Set down, exactly as written, the lines from the top of the data to the line that holds "const baseline = 0.602;", and omit the pictures.

#### PROVIDED DATA:
━━━

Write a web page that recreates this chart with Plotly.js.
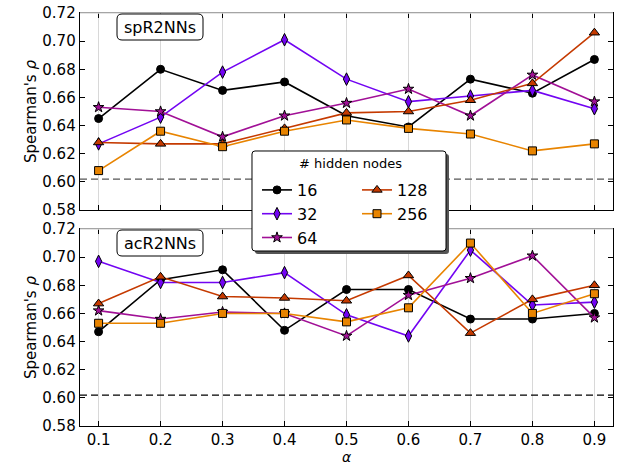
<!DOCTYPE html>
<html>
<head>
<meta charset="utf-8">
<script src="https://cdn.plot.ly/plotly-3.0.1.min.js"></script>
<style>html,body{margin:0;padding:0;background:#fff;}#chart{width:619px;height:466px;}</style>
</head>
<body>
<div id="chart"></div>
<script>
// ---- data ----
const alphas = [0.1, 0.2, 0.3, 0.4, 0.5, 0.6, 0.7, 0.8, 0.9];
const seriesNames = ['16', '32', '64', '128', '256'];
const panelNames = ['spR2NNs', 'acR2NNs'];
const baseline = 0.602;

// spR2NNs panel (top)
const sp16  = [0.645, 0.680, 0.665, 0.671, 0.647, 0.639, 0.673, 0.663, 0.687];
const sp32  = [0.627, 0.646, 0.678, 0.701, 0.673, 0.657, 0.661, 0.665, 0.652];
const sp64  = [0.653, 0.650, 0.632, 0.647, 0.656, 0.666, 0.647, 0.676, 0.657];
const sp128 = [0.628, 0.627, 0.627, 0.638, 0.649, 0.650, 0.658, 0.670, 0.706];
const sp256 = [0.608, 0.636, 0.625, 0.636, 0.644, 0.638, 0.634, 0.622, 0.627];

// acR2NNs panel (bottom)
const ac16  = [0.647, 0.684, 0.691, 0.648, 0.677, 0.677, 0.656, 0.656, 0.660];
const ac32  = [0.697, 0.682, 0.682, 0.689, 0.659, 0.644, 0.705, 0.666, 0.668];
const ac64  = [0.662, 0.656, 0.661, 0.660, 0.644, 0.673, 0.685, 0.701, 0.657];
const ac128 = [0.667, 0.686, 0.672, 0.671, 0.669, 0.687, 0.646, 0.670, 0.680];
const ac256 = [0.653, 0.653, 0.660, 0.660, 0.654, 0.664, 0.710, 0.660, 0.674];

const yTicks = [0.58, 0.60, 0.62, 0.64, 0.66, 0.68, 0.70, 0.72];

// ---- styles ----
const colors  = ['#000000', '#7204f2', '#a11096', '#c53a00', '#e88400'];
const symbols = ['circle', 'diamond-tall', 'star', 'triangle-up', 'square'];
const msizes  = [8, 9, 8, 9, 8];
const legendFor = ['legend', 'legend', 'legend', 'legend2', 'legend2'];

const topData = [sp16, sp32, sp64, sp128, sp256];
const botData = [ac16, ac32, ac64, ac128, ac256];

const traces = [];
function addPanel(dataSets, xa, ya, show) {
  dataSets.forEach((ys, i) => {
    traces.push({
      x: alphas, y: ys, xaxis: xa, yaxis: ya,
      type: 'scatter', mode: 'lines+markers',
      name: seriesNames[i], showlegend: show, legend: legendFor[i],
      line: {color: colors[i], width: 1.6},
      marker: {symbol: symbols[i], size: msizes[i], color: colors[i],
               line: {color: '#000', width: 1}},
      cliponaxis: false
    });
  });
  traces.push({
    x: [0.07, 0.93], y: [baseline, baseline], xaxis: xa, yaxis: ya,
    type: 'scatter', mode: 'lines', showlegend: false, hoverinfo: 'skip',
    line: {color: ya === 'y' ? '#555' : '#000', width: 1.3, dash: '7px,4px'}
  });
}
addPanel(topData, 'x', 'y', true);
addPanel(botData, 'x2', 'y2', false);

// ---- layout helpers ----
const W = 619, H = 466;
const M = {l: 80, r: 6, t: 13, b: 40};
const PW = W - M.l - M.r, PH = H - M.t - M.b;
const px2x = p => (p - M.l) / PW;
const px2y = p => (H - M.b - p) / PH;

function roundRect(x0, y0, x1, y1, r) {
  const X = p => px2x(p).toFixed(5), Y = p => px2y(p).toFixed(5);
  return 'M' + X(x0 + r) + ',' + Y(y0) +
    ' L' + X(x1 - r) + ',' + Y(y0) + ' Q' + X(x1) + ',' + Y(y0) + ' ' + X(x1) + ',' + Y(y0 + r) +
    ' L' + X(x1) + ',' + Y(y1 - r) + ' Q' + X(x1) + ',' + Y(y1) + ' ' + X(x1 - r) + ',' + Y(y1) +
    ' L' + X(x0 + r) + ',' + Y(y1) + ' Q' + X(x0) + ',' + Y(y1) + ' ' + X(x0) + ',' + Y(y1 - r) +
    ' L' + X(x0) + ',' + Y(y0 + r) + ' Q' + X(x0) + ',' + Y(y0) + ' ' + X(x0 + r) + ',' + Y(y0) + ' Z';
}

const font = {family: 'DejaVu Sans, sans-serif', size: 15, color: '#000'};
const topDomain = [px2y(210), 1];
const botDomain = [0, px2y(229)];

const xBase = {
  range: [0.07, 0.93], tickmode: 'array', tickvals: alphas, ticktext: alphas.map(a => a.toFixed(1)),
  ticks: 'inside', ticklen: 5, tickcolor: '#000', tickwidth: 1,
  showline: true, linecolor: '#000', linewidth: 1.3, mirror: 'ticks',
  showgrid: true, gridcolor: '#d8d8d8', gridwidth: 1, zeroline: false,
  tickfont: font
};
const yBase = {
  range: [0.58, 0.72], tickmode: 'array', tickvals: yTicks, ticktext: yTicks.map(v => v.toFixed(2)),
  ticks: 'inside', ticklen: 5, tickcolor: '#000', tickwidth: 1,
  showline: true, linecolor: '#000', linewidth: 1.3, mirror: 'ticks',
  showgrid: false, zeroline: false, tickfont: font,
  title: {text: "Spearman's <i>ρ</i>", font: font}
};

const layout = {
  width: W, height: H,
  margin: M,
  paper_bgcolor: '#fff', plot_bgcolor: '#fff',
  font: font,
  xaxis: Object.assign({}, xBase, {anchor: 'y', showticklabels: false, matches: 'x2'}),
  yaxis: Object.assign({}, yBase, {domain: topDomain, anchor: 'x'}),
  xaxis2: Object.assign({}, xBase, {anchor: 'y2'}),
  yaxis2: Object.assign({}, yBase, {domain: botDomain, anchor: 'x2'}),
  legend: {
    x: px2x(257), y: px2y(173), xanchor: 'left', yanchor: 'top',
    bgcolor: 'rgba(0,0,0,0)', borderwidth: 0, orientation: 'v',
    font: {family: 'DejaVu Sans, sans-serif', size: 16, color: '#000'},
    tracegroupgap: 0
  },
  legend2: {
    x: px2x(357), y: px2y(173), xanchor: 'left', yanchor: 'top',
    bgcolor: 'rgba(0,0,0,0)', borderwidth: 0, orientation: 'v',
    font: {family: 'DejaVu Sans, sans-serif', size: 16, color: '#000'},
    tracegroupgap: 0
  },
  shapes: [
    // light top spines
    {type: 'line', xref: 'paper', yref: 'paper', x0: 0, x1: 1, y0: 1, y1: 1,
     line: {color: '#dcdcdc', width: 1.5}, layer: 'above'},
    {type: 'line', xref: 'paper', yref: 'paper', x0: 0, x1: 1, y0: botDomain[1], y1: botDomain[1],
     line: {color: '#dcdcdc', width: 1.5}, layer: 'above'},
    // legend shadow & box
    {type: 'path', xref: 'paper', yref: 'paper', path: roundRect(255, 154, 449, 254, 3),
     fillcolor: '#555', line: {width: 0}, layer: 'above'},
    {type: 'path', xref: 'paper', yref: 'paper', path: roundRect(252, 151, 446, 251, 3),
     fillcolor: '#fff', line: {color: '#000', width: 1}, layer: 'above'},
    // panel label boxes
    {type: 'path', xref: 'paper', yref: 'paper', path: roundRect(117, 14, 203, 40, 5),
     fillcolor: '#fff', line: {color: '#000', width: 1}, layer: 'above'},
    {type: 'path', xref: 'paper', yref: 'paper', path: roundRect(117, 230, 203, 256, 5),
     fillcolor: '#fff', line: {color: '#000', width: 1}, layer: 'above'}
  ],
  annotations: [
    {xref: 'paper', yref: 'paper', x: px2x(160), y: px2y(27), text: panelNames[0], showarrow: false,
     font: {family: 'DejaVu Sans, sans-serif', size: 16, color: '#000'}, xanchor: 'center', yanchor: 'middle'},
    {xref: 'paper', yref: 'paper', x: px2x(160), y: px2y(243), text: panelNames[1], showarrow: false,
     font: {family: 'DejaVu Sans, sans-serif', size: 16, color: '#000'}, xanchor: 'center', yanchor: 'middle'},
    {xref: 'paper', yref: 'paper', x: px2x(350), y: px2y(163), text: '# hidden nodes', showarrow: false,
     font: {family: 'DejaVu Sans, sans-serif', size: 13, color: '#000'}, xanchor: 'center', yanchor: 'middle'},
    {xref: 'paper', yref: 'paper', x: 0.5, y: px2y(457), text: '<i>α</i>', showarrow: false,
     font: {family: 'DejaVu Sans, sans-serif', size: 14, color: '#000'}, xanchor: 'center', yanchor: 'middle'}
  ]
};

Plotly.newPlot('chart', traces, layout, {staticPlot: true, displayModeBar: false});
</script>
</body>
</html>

━━━

#### SOLUTION FOR THIS EXERCISE:
Write a web page that recreates this chart with Plotly.js.
<!DOCTYPE html>
<html>
<head>
<meta charset="utf-8">
<script src="https://cdn.plot.ly/plotly-3.0.1.min.js"></script>
<style>html,body{margin:0;padding:0;background:#fff;}#chart{width:619px;height:466px;}</style>
</head>
<body>
<div id="chart"></div>
<script>
// ---- data ----
const alphas = [0.1, 0.2, 0.3, 0.4, 0.5, 0.6, 0.7, 0.8, 0.9];
const seriesNames = ['16', '32', '64', '128', '256'];
const panelNames = ['spR2NNs', 'acR2NNs'];
const baseline = 0.602;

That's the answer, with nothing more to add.